A Palestinian woman throws olives in the air as she separates them from leaves during harvest in the West Bank village of Zababida, Oct. 2, 2008. (Mohamad Torokman/Reuters)

Bittersweet: Palestinian home cooking

The best Palestinian food can only be found at home — or at Tanoreen in Bay Ridge, Brooklyn.

By Matt McAllester - GlobalPost
Published: October 27, 2009 06:04 ET

NEW YORK — For restaurant-goers throughout the Middle East there’s an aura of inevitability that grows with each step the waiter makes toward the table, menus in hand. I often think to myself: Don’t bother with the menus, my friend, just ask the only questions that matter. Will it be lamb kebab, sir? Or kofte kebab? Or chicken kebab?

From Ramallah to Baghdad to Tehran the kebab is the overwhelming presence on thousands of restaurant menus. Chunks of perfectly nice, usually marinated meat, threaded onto skewers and grilled over coal are almost inescapable — and they bore me to tears. What grates is that the dominance of the kebab is also entirely unnecessary. Arabic and Persian food is varied, complex and subtle — but the good stuff is rarely served outside the home. Eating out is a treat in the Middle East, and for a treat there’s only one thing to have: meat. Big, dull, expensive cubes of the stuff.

Which is why I have to write this slightly odd sentence: In over 10 years of working and traveling in the Middle East, the best Arabic food I have ever eaten, by a very large margin, is to be found in a small storefront Palestinian restaurant named Tanoreen in Bay Ridge, Brooklyn. This is a neighborhood better known for being the location of Saturday Night Fever than for the Saturday night pilgrimmage so many New Yorkers make to a corner of the city to which few would otherwise venture.
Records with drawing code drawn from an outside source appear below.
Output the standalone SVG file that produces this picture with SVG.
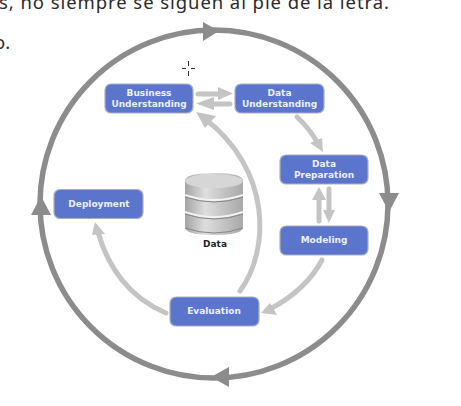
<svg xmlns="http://www.w3.org/2000/svg" width="461" height="406" viewBox="0 0 461 406">
<style>
.n{fill:#5b75cd;stroke:#a9afc4;stroke-width:1.2}
.t{font:bold 9px "DejaVu Sans",sans-serif;fill:#eef1fb;text-anchor:middle}
.o{fill:none;stroke:#8c8c8c;stroke-width:5.5}
.oh{fill:#8c8c8c}
.c{fill:none;stroke:#c4c4c4;stroke-width:5;stroke-linecap:round}
.ch{fill:#c4c4c4}
.p{font:18.5px "Noto Sans","Liberation Sans",sans-serif;fill:#2b2b2b}
</style>
<defs><linearGradient id="g" x1="0" x2="1" y1="0" y2="0"><stop offset="0" stop-color="#a4a4a4"/><stop offset=".35" stop-color="#dedede"/><stop offset="1" stop-color="#a8a8a8"/></linearGradient></defs>
<rect width="461" height="406" fill="#fff"/>
<text class="p" x="-1" y="9" textLength="390">s, no siempre se siguen al pie de la letra.</text>
<text class="p" x="-6" y="49">o.</text>
<g id="cursor" stroke="#333" stroke-width="1"><path d="M182 68.500h4M191 68.500h4M188.500 61v5M188.500 71v5"/></g>
<g id="connectors">
<circle class="o" cx="214" cy="204" r="174"/>
<path class="oh" d="M203 22L219 31L203 41z"/>
<path class="oh" d="M379 193H399L389 212z"/>
<path class="oh" d="M229 367V387L211 377z"/>
<path class="oh" d="M31 215H51L41 196z"/>
<path class="c" d="M198 94H222"/><path class="ch" d="M218 87L233 93.500L218 100z"/>
<path class="c" d="M230 104H208"/><path class="ch" d="M214 97L196 103.500L214 110z"/>
<path class="c" d="M297 117Q308 127 316 140"/><path class="ch" d="M310 143L322 138L323 152z"/>
<path class="c" d="M329 189V214"/><path class="ch" d="M323 210H335L329 223z"/>
<path class="c" d="M319 221V196"/><path class="ch" d="M312 200H326L319 187z"/>
<path class="c" d="M322 260Q306 290 270 309"/><path class="ch" d="M261 313L270 303L277 315z"/>
<path class="c" d="M240 291C270 250 272 170 204 118"/><path class="ch" d="M196 112L216 116L205 128z"/>
<path class="c" d="M166 313C130 298 108 268 98 232"/><path class="ch" d="M95 222L105 234L92 235z"/>
</g>
<g id="business"><rect class="n" x="105" y="84" width="88" height="29" rx="6"/><text class="t" x="149" y="96">Business</text><text class="t" x="149" y="107">Understanding</text></g>
<g id="data-understanding"><rect class="n" x="235" y="84" width="89" height="29" rx="6"/><text class="t" x="279.500" y="96">Data</text><text class="t" x="279.500" y="107">Understanding</text></g>
<g id="data-preparation"><rect class="n" x="280" y="155" width="88" height="29" rx="6"/><text class="t" x="324" y="167">Data</text><text class="t" x="324" y="178">Preparation</text></g>
<g id="modeling"><rect class="n" x="280" y="226" width="88" height="29" rx="6"/><text class="t" x="324" y="243">Modeling</text></g>
<g id="deployment"><rect class="n" x="54" y="189.500" width="89" height="29" rx="6"/><text class="t" x="99" y="207">Deployment</text></g>
<g id="evaluation"><rect class="n" x="170" y="297" width="89" height="29" rx="6"/><text class="t" x="214" y="314">Evaluation</text></g>
<g id="data">
<path d="M185 181Q185 173 214 173Q243 173 243 181V227Q243 235 214 235Q185 235 185 227z" fill="url(#g)"/>
<ellipse cx="214" cy="181" rx="29" ry="7" fill="#d6d6d6"/>
<path d="M185 195Q214 205 243 195M185 212Q214 222 243 212" fill="none" stroke="#f2f2f2" stroke-width="2"/>
<path d="M185 197Q214 207 243 197M185 214Q214 224 243 214M185 228Q214 238 243 228" fill="none" stroke="#858585" stroke-width="1"/>
<text x="215" y="247" style="font:bold 9px 'DejaVu Sans',sans-serif" fill="#222" text-anchor="middle">Data</text>
</g>
</svg>
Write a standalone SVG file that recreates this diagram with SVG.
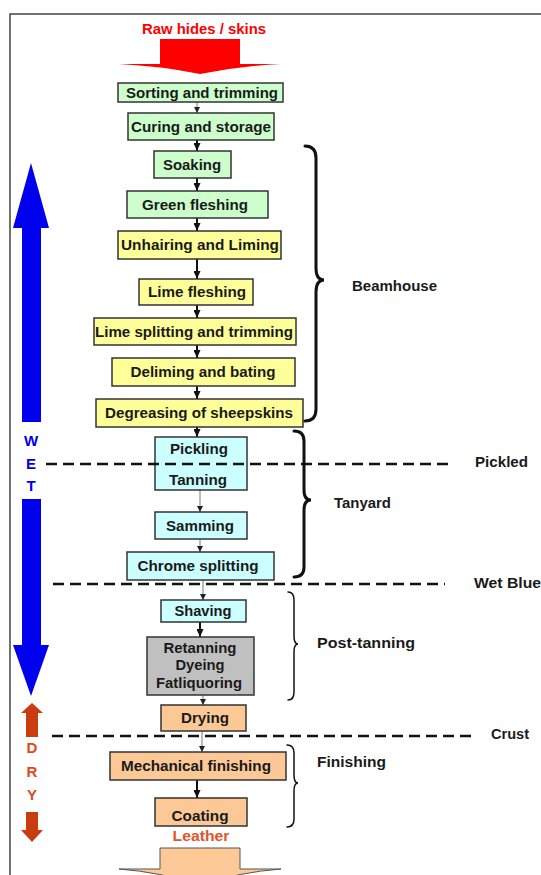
<svg xmlns="http://www.w3.org/2000/svg" width="541" height="875" viewBox="0 0 541 875">
<defs>
<style>
.box{stroke:#333;stroke-width:1.5}
.g{fill:#ccffcc}.y{fill:#ffff99}.c{fill:#ccffff}.gr{fill:#c0c0c0}.o{fill:#fcc896}
.t{font-family:"Liberation Sans",Arial,sans-serif;font-weight:bold;font-size:15px;fill:#1a1a1a;text-anchor:middle}
.l{font-family:"Liberation Sans",Arial,sans-serif;font-weight:bold;font-size:14px;fill:#1a1a1a}
.bk{stroke:#111;stroke-width:2;fill:none}
.th{stroke:#777;stroke-width:1;fill:none}
.dash{stroke:#111;stroke-width:2.5;stroke-dasharray:11 6;fill:none}
.br{stroke:#111;stroke-width:3;fill:none;stroke-linecap:round}
.brt{stroke:#111;stroke-width:1.5;fill:none;stroke-linecap:round}
</style>
<marker id="ah" markerWidth="8" markerHeight="7" refX="8" refY="3.5" orient="auto" markerUnits="userSpaceOnUse"><path d="M0,0 L8,3.5 L0,7 z" fill="#111"/></marker>
<marker id="ahs" markerWidth="6" markerHeight="6" refX="6" refY="3" orient="auto" markerUnits="userSpaceOnUse"><path d="M0,0 L6,3 L0,6 z" fill="#222"/></marker>
</defs>
<rect x="0" y="0" width="541" height="875" fill="#fff"/>
<path d="M10,880 L10,14 L545,14" fill="none" stroke="#444" stroke-width="1.5"/>

<g id="raw-input">
<text class="t" x="204" y="34" style="fill:#ff0000" textLength="124" lengthAdjust="spacingAndGlyphs">Raw hides / skins</text>
<path d="M160,39 L240,39 L240,64 L281,64 Q240,66 200,74 Q160,66 119,64 L160,64 Z" fill="#ff0000"/>
</g>

<g id="connectors">
<path class="th" d="M197,102 L197,113" marker-end="url(#ahs)"/>
<path class="bk" d="M197,140 L197,151" marker-end="url(#ah)"/>
<path class="bk" d="M197,178 L197,191" marker-end="url(#ah)"/>
<path class="bk" d="M197,218 L197,231" marker-end="url(#ah)"/>
<path class="bk" d="M197,259 L197,279" marker-end="url(#ah)"/>
<path class="bk" d="M197,305 L197,318" marker-end="url(#ah)"/>
<path class="bk" d="M197,345 L197,358" marker-end="url(#ah)"/>
<path class="bk" d="M197,386 L197,399" marker-end="url(#ah)"/>
<path class="bk" d="M197,427 L197,437" marker-end="url(#ah)"/>
<path class="th" d="M200,490 L200,512" marker-end="url(#ahs)"/>
<path class="th" d="M200,539 L200,552" marker-end="url(#ahs)"/>
<path class="th" d="M203,580 L203,600" marker-end="url(#ahs)"/>
<path class="bk" d="M200,622 L200,637" marker-end="url(#ah)"/>
<path class="th" d="M203,695 L203,705" marker-end="url(#ahs)"/>
<path class="th" d="M202,731 L202,752" marker-end="url(#ahs)"/>
<path class="bk" d="M197,780 L197,798" marker-end="url(#ah)"/>
</g>

<g id="sorting"><rect class="box g" x="118" y="83" width="165" height="19"/><text class="t" x="202" y="98" textLength="152" lengthAdjust="spacingAndGlyphs">Sorting and trimming</text></g>
<g id="curing"><rect class="box g" x="128" y="113" width="146" height="27"/><text class="t" x="201" y="132" textLength="140" lengthAdjust="spacingAndGlyphs">Curing and storage</text></g>
<g id="soaking"><rect class="box g" x="154" y="151" width="77" height="27"/><text class="t" x="192" y="170" textLength="58" lengthAdjust="spacingAndGlyphs">Soaking</text></g>
<g id="green-fleshing"><rect class="box g" x="127" y="191" width="141" height="27"/><text class="t" x="195" y="210" textLength="106" lengthAdjust="spacingAndGlyphs">Green fleshing</text></g>
<g id="unhairing"><rect class="box y" x="118" y="231" width="163" height="28"/><text class="t" x="200" y="250" textLength="158" lengthAdjust="spacingAndGlyphs">Unhairing and Liming</text></g>
<g id="lime-fleshing"><rect class="box y" x="139" y="279" width="114" height="26"/><text class="t" x="197" y="297" textLength="98" lengthAdjust="spacingAndGlyphs">Lime fleshing</text></g>
<g id="lime-splitting"><rect class="box y" x="94" y="318" width="202" height="27"/><text class="t" x="194" y="337" textLength="198" lengthAdjust="spacingAndGlyphs">Lime splitting and trimming</text></g>
<g id="deliming"><rect class="box y" x="112" y="358" width="183" height="28"/><text class="t" x="203" y="377" textLength="145" lengthAdjust="spacingAndGlyphs">Deliming and bating</text></g>
<g id="degreasing"><rect class="box y" x="96" y="399" width="207" height="28" stroke-width="2"/><text class="t" x="199" y="418" textLength="188" lengthAdjust="spacingAndGlyphs">Degreasing of sheepskins</text></g>
<g id="pickling-tanning"><rect class="box c" x="155" y="437" width="92" height="53"/><text class="t" x="199" y="454" textLength="58" lengthAdjust="spacingAndGlyphs">Pickling</text><text class="t" x="198" y="485" textLength="58" lengthAdjust="spacingAndGlyphs">Tanning</text></g>
<g id="samming"><rect class="box c" x="155" y="512" width="92" height="27"/><text class="t" x="200" y="531" textLength="68" lengthAdjust="spacingAndGlyphs">Samming</text></g>
<g id="chrome-splitting"><rect class="box c" x="127" y="552" width="147" height="28"/><text class="t" x="198" y="571" textLength="121" lengthAdjust="spacingAndGlyphs">Chrome splitting</text></g>
<g id="shaving"><rect class="box c" x="161" y="600" width="85" height="22"/><text class="t" x="203" y="616" textLength="57" lengthAdjust="spacingAndGlyphs">Shaving</text></g>
<g id="retanning"><rect class="box gr" x="147" y="637" width="107" height="58"/><text class="t" x="200" y="653" textLength="73" lengthAdjust="spacingAndGlyphs">Retanning</text><text class="t" x="200" y="670" textLength="49" lengthAdjust="spacingAndGlyphs">Dyeing</text><text class="t" x="199" y="688" textLength="86" lengthAdjust="spacingAndGlyphs">Fatliquoring</text></g>
<g id="drying"><rect class="box o" x="161" y="705" width="85" height="26"/><text class="t" x="205" y="723" textLength="48" lengthAdjust="spacingAndGlyphs">Drying</text></g>
<g id="mechanical-finishing"><rect class="box o" x="110" y="752" width="176" height="28"/><text class="t" x="196" y="771" textLength="150" lengthAdjust="spacingAndGlyphs">Mechanical finishing</text></g>
<g id="coating"><rect class="box o" x="155" y="798" width="92" height="28"/><text class="t" x="200" y="821" textLength="57" lengthAdjust="spacingAndGlyphs">Coating</text></g>

<g id="leather-output">
<text class="t" x="201" y="841" style="fill:#e0552a" textLength="57" lengthAdjust="spacingAndGlyphs">Leather</text>
<path d="M160,848 L240,848 L240,869 L281,869 Q240,872 200,885 Q160,872 119,869 L160,869 Z" fill="#fcc896" stroke="#555" stroke-width="1"/>
</g>

<g id="stage-lines">
<path class="dash" d="M46,464 L448,464"/>
<path class="dash" d="M53,584 L445,584"/>
<path class="dash" d="M52,736 L472,736"/>
<text class="l" x="475" y="467" textLength="53" lengthAdjust="spacingAndGlyphs">Pickled</text>
<text class="l" x="474" y="588" textLength="67" lengthAdjust="spacingAndGlyphs">Wet Blue</text>
<text class="l" x="491" y="739" textLength="38" lengthAdjust="spacingAndGlyphs">Crust</text>
</g>

<g id="beamhouse">
<path class="br" d="M305,146 Q316,146 316,158 L316,268 Q316,280 324,280 Q316,280 316,292 L316,409 Q316,421 305,421"/>
<text class="l" x="352" y="291" textLength="85" lengthAdjust="spacingAndGlyphs">Beamhouse</text>
</g>
<g id="tanyard">
<path class="br" d="M294,431 Q304,431 304,441 L304,490 Q304,500 311,500 Q304,500 304,510 L304,567 Q304,577 294,577"/>
<text class="l" x="334" y="508" textLength="57" lengthAdjust="spacingAndGlyphs">Tanyard</text>
</g>
<g id="post-tanning">
<path class="brt" d="M288,592 Q294,592 294,600 L294,636 Q294,644 298,644 Q294,644 294,652 L294,692 Q294,700 288,700"/>
<text class="l" x="317" y="648" textLength="98" lengthAdjust="spacingAndGlyphs">Post-tanning</text>
</g>
<g id="finishing">
<path class="brt" d="M287,745 Q294,745 294,753 L294,775 Q294,783 298,783 Q294,783 294,791 L294,819 Q294,827 287,827"/>
<text class="l" x="317" y="767" textLength="69" lengthAdjust="spacingAndGlyphs">Finishing</text>
</g>

<g id="wet-indicator">
<path d="M31,163 L49,228 L41,228 L41,422 L22,422 L22,228 L13,228 Z" fill="#0000ee"/>
<path d="M22,499 L41,499 L41,645 L49,645 L31,696 L13,645 L22,645 Z" fill="#0000ee"/>
<text class="t" x="31" y="446" style="fill:#0000ee">W</text>
<text class="t" x="31" y="469" style="fill:#0000ee">E</text>
<text class="t" x="31" y="491" style="fill:#0000ee">T</text>
</g>
<g id="dry-indicator">
<path d="M32,703 L43,713 L38,713 L38,737 L26,737 L26,713 L21,713 Z" fill="#c83c10"/>
<path d="M26,812 L38,812 L38,830 L43,830 L32,842 L21,830 L26,830 Z" fill="#c83c10"/>
<text class="t" x="32" y="753" style="fill:#e04a1a">D</text>
<text class="t" x="32" y="777" style="fill:#e04a1a">R</text>
<text class="t" x="32" y="800" style="fill:#e04a1a">Y</text>
</g>
</svg>
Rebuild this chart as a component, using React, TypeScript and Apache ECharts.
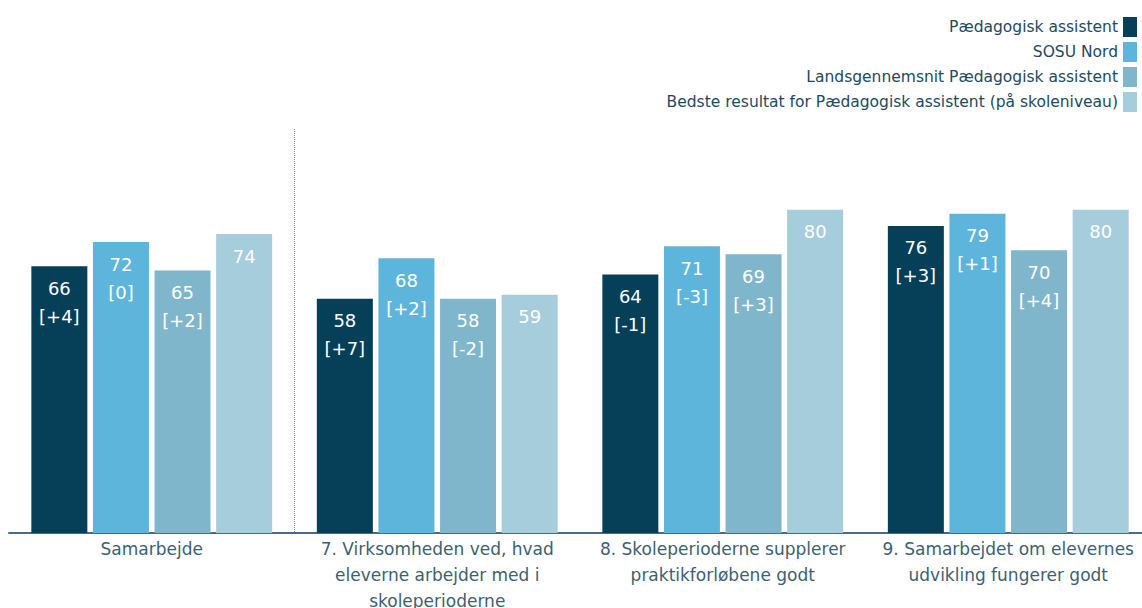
import React, { useEffect, useRef } from "react";
import * as echarts from "echarts";

const categories = [
  "Samarbejde",
  "7. Virksomheden ved, hvad\neleverne arbejder med i\nskoleperioderne",
  "8. Skoleperioderne supplerer\npraktikforløbene godt",
  "9. Samarbejdet om elevernes\nudvikling fungerer godt",
];

const seriesNames = [
  "Pædagogisk assistent",
  "SOSU Nord",
  "Landsgennemsnit Pædagogisk assistent",
  "Bedste resultat for Pædagogisk assistent (på skoleniveau)",
];

const paedagogiskValues = [66, 58, 64, 76];
const paedagogiskDeltas = ["+4", "+7", "-1", "+3"];
const sosuValues = [72, 68, 71, 79];
const sosuDeltas = ["0", "+2", "-3", "+1"];
const landsValues = [65, 58, 69, 70];
const landsDeltas = ["+2", "-2", "+3", "+4"];
const bedsteValues = [74, 59, 80, 80];
const bedsteDeltas: (string | null)[] = [null, null, null, null];

const colors = ["#063f58", "#5eb5db", "#80b6cc", "#a5cddb"];
const FONT = "DejaVu Sans";

export default function App() {
  const ref = useRef<HTMLDivElement>(null);
  useEffect(() => {
    if (!ref.current) return;
    const chart = echarts.init(ref.current, null, { renderer: "svg" });
    const valueSets = [paedagogiskValues, sosuValues, landsValues, bedsteValues];
    const deltaSets = [paedagogiskDeltas, sosuDeltas, landsDeltas, bedsteDeltas];
    const series = seriesNames.map((name, si) => ({
      name,
      type: "bar",
      barWidth: 56,
      barGap: "10%",
      itemStyle: { color: colors[si] },
      data: valueSets[si],
      label: {
        show: true,
        position: "insideTop",
        distance: 8,
        color: "#ffffff",
        fontFamily: FONT,
        fontSize: 18,
        lineHeight: 28,
        formatter: (p: any) => {
          const d = deltaSets[si][p.dataIndex];
          return d === null ? String(p.value) : `${p.value}\n[${d}]`;
        },
      },
    }));
    chart.setOption({
      animation: false,
      textStyle: { fontFamily: FONT },
      legend: seriesNames.map((name, i) => ({
        data: [name],
        right: 0,
        top: 12 + i * 25,
        align: "right",
        itemWidth: 14,
        itemHeight: 20,
        icon: "rect",
        selectedMode: false,
        textStyle: { color: "#1d4a5e", fontSize: 15.5, fontFamily: FONT },
      })),
      grid: {
        left: 9,
        right: -9,
        top: 129,
        bottom: 75,
        outerBoundsMode: "none",
      },
      xAxis: {
        type: "category",
        data: categories,
        axisLine: { lineStyle: { color: "#4a6a88", width: 2 } },
        axisTick: { show: false },
        axisLabel: {
          interval: 0,
          color: "#3d5f70",
          fontSize: 17,
          lineHeight: 26,
          margin: 3,
          fontFamily: FONT,
        },
        splitLine: {
          show: true,
          interval: (i: number) => i <= 1,
          showMinLine: false,
          showMaxLine: false,
          lineStyle: { color: "#888888", type: "dotted", width: 1 },
        },
      },
      yAxis: {
        type: "value",
        min: 0,
        max: 100,
        show: false,
        splitLine: { show: false },
      },
      series,
    });
    return () => chart.dispose();
  }, []);
  return (
    <div
      ref={ref}
      style={{ position: "absolute", left: 0, top: 0, width: 1142, height: 608 }}
    />
  );
}
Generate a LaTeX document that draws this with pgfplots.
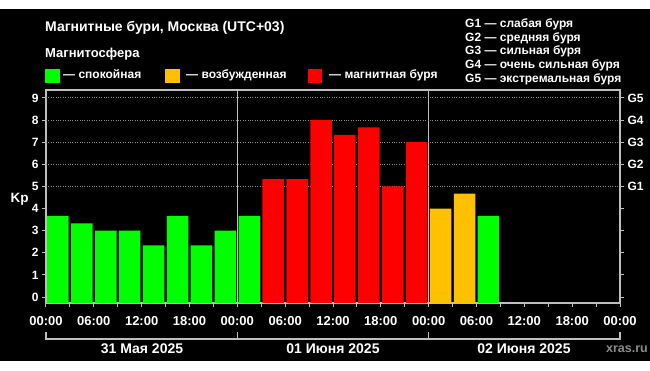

But it is very much worth the subway ride.

The chef and co-owner (with her daughter, Jumana) of Tanoreen is Rawia Bishara, 54, who left her family home in Nazareth, Northern Israel, in 1974 to move to the United States as the young bride of a Palestinian-American man. She opened Tanoreen 11 years ago partly, she said as we sat in the restaurant on a recent afternoon, to show publicly that Palestinian home cooking is a thing of subtlety and sophistication, not just chunks of grilled lamb or chicken on a stick.

“There’s lots of Italian home cooking in Italian restaurants,” Rawia said. “I did what I did for my culture. Here we are. This is what we are about. We’re not just about war and politics.”

It’s pretty hard for any Israeli or Palestinian, however, to escape war and politics. Rawia’s brother is Azmi Bishara, a former member of the Israeli parliament, or Knesset, as the leader of an Arab-Israeli political party. Azmi Bishara is now a fugitive who is wanted by the Israeli security services for allegedly spying for Hezbollah during the 2006 war between Israel and the Lebanese militia.

I used to interview Azmi Bishara occasionally on the phone when I was based in Israel and he was rarely anything but a furious critic of his own country’s government. He was, in fact, occasionally in trouble with the law for visiting Syria and making what many in Israel considered treasonous comments. But the current charges are more serious: He is accused of accepting money from Hezbollah in return for providing the Iran-backed guerrillas with target information inside Israel. While in Cairo in April 2007, Bishara resigned his parliamentary seat and has not returned to Israel since.

“He used to come here a lot,” his sister said. “He’s a foodie himself. He loves food.”